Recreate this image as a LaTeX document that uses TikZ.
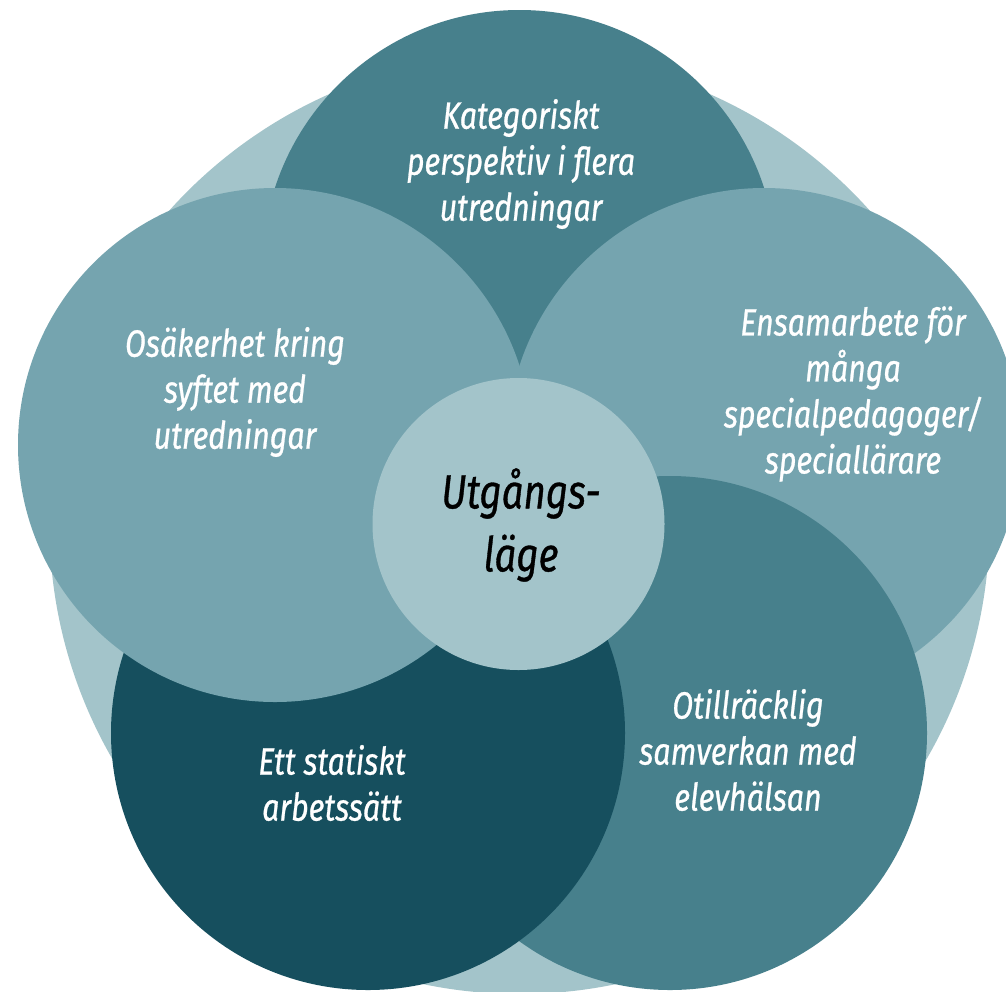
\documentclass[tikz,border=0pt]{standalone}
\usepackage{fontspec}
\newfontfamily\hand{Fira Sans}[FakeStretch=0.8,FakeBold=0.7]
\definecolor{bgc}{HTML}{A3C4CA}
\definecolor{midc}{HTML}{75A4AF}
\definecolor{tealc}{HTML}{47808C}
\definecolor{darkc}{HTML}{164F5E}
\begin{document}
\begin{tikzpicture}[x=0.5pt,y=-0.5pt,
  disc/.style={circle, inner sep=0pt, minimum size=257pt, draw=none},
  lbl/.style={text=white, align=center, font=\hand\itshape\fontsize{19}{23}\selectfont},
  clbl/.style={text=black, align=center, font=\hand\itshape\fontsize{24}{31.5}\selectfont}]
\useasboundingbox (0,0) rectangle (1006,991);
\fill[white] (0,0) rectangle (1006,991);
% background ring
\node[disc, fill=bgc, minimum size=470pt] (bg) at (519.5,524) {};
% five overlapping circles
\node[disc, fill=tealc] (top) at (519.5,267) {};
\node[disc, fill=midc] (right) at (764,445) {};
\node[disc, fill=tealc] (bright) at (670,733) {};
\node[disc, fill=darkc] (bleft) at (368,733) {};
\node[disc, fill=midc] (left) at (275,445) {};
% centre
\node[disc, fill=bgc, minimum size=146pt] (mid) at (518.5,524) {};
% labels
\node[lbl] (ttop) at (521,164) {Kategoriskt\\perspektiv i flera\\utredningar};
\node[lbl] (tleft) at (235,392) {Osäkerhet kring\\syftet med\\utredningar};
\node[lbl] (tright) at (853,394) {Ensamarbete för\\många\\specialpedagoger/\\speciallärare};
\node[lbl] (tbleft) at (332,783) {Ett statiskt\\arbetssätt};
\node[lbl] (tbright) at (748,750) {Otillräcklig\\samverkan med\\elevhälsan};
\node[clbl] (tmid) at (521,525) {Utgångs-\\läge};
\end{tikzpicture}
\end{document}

◆ ◆ ◆ ◆ ◆ ◆ ◆

◆ **WHAT THE TASK ASKS**: Quote the data above in full and without alteration; skip the pictures.

◆ **EXERCISE RESPONSE**:
Recreate this image as a LaTeX document that uses TikZ.
\documentclass[tikz,border=0pt]{standalone}
\usepackage{fontspec}
\newfontfamily\hand{Fira Sans}[FakeStretch=0.8,FakeBold=0.7]
\definecolor{bgc}{HTML}{A3C4CA}
\definecolor{midc}{HTML}{75A4AF}
\definecolor{tealc}{HTML}{47808C}
\definecolor{darkc}{HTML}{164F5E}
\begin{document}
\begin{tikzpicture}[x=0.5pt,y=-0.5pt,
  disc/.style={circle, inner sep=0pt, minimum size=257pt, draw=none},
  lbl/.style={text=white, align=center, font=\hand\itshape\fontsize{19}{23}\selectfont},
  clbl/.style={text=black, align=center, font=\hand\itshape\fontsize{24}{31.5}\selectfont}]
\useasboundingbox (0,0) rectangle (1006,991);
\fill[white] (0,0) rectangle (1006,991);
% background ring
\node[disc, fill=bgc, minimum size=470pt] (bg) at (519.5,524) {};
% five overlapping circles
\node[disc, fill=tealc] (top) at (519.5,267) {};
\node[disc, fill=midc] (right) at (764,445) {};
\node[disc, fill=tealc] (bright) at (670,733) {};
\node[disc, fill=darkc] (bleft) at (368,733) {};
\node[disc, fill=midc] (left) at (275,445) {};
% centre
\node[disc, fill=bgc, minimum size=146pt] (mid) at (518.5,524) {};
% labels
\node[lbl] (ttop) at (521,164) {Kategoriskt\\perspektiv i flera\\utredningar};
\node[lbl] (tleft) at (235,392) {Osäkerhet kring\\syftet med\\utredningar};
\node[lbl] (tright) at (853,394) {Ensamarbete för\\många\\specialpedagoger/\\speciallärare};
\node[lbl] (tbleft) at (332,783) {Ett statiskt\\arbetssätt};
\node[lbl] (tbright) at (748,750) {Otillräcklig\\samverkan med\\elevhälsan};
\node[clbl] (tmid) at (521,525) {Utgångs-\\läge};
\end{tikzpicture}
\end{document}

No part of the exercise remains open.